* begin Provided material *

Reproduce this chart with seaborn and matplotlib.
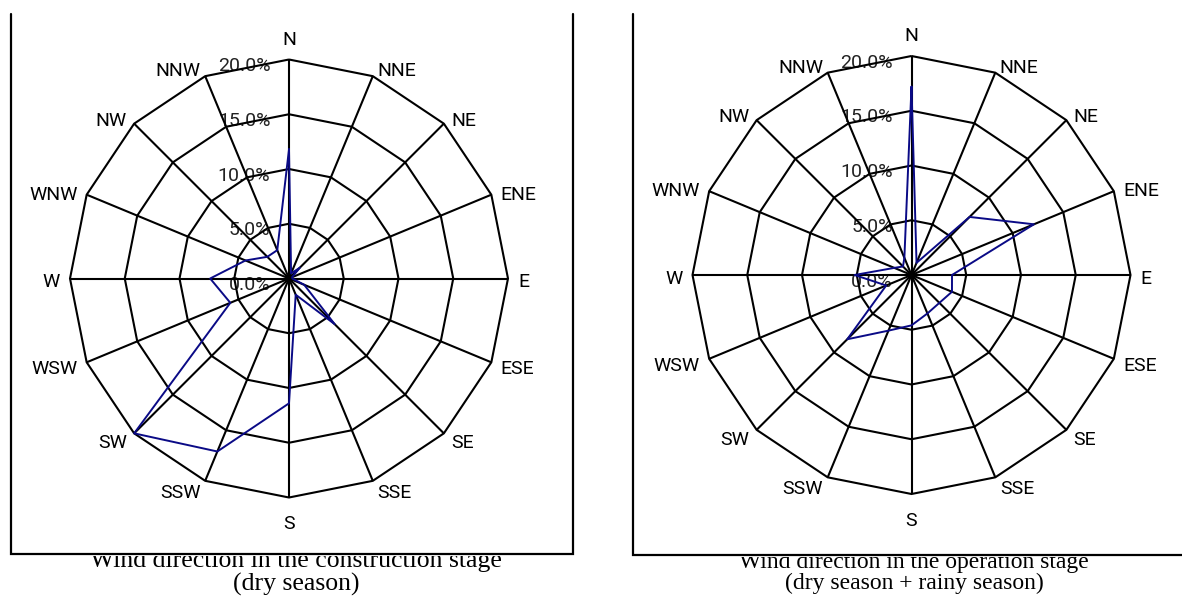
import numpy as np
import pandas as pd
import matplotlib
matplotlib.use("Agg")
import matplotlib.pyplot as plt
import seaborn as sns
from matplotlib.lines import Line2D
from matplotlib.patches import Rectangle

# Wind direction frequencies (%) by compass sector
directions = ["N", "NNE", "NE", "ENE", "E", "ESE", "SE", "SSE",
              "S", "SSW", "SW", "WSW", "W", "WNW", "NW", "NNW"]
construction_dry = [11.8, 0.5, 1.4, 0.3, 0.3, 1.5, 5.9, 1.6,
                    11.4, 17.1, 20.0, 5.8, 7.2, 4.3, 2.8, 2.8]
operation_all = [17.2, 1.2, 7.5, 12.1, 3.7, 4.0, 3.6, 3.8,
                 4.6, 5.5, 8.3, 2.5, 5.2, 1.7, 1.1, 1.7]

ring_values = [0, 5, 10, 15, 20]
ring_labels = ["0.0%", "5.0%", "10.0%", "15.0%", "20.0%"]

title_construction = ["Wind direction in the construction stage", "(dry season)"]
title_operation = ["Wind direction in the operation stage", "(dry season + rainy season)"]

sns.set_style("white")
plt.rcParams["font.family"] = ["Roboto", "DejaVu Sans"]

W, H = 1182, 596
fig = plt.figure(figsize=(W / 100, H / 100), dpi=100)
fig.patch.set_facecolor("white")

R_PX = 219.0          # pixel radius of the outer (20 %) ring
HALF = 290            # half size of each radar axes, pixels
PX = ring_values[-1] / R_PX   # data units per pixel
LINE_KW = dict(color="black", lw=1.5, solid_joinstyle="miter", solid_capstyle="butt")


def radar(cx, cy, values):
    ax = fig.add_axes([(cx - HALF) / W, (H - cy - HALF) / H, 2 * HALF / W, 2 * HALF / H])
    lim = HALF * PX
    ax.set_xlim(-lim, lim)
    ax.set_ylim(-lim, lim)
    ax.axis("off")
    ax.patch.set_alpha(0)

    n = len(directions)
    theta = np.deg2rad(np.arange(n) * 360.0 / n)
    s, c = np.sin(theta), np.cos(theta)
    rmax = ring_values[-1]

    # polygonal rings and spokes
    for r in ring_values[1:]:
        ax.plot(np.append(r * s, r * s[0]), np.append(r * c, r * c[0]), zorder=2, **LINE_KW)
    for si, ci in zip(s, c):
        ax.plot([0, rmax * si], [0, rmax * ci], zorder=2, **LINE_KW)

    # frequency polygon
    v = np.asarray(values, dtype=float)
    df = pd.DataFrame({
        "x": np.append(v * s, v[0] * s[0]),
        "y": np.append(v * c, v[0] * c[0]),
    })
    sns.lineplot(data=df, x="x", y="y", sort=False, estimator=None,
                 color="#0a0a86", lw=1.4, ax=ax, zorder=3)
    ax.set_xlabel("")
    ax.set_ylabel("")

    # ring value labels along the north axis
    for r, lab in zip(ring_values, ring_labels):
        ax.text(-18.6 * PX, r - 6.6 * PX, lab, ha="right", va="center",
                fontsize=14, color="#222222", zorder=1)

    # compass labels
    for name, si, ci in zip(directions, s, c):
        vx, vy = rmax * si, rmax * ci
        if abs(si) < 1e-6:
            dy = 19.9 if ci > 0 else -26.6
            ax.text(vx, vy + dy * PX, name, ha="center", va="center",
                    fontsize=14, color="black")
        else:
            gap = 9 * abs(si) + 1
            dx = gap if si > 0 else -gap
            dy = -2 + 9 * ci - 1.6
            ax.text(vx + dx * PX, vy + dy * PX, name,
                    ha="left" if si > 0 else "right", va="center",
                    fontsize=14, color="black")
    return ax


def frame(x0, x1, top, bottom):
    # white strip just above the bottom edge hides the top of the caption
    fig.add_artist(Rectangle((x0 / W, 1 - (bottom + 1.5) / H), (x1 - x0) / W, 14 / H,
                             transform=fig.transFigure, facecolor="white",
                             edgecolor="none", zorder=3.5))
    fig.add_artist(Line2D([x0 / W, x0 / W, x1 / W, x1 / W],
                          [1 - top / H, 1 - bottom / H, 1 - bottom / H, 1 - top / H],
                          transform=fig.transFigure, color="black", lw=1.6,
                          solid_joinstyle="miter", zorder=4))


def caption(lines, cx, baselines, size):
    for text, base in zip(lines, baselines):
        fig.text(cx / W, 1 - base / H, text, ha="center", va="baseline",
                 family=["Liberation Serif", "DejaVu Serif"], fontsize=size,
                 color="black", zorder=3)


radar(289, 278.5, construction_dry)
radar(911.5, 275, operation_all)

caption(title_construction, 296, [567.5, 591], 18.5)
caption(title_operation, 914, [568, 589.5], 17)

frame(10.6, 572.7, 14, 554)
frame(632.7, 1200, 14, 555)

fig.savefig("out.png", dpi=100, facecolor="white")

* end Provided material *

### Challenge
Set down again, exactly, the lines of the material above from its first line to the one with "ax.patch.set_alpha(0)", inclusive. Leave the pictures out.

### Response to the task
Reproduce this chart with seaborn and matplotlib.
import numpy as np
import pandas as pd
import matplotlib
matplotlib.use("Agg")
import matplotlib.pyplot as plt
import seaborn as sns
from matplotlib.lines import Line2D
from matplotlib.patches import Rectangle

# Wind direction frequencies (%) by compass sector
directions = ["N", "NNE", "NE", "ENE", "E", "ESE", "SE", "SSE",
              "S", "SSW", "SW", "WSW", "W", "WNW", "NW", "NNW"]
construction_dry = [11.8, 0.5, 1.4, 0.3, 0.3, 1.5, 5.9, 1.6,
                    11.4, 17.1, 20.0, 5.8, 7.2, 4.3, 2.8, 2.8]
operation_all = [17.2, 1.2, 7.5, 12.1, 3.7, 4.0, 3.6, 3.8,
                 4.6, 5.5, 8.3, 2.5, 5.2, 1.7, 1.1, 1.7]

ring_values = [0, 5, 10, 15, 20]
ring_labels = ["0.0%", "5.0%", "10.0%", "15.0%", "20.0%"]

title_construction = ["Wind direction in the construction stage", "(dry season)"]
title_operation = ["Wind direction in the operation stage", "(dry season + rainy season)"]

sns.set_style("white")
plt.rcParams["font.family"] = ["Roboto", "DejaVu Sans"]

W, H = 1182, 596
fig = plt.figure(figsize=(W / 100, H / 100), dpi=100)
fig.patch.set_facecolor("white")

R_PX = 219.0          # pixel radius of the outer (20 %) ring
HALF = 290            # half size of each radar axes, pixels
PX = ring_values[-1] / R_PX   # data units per pixel
LINE_KW = dict(color="black", lw=1.5, solid_joinstyle="miter", solid_capstyle="butt")


def radar(cx, cy, values):
    ax = fig.add_axes([(cx - HALF) / W, (H - cy - HALF) / H, 2 * HALF / W, 2 * HALF / H])
    lim = HALF * PX
    ax.set_xlim(-lim, lim)
    ax.set_ylim(-lim, lim)
    ax.axis("off")
    ax.patch.set_alpha(0)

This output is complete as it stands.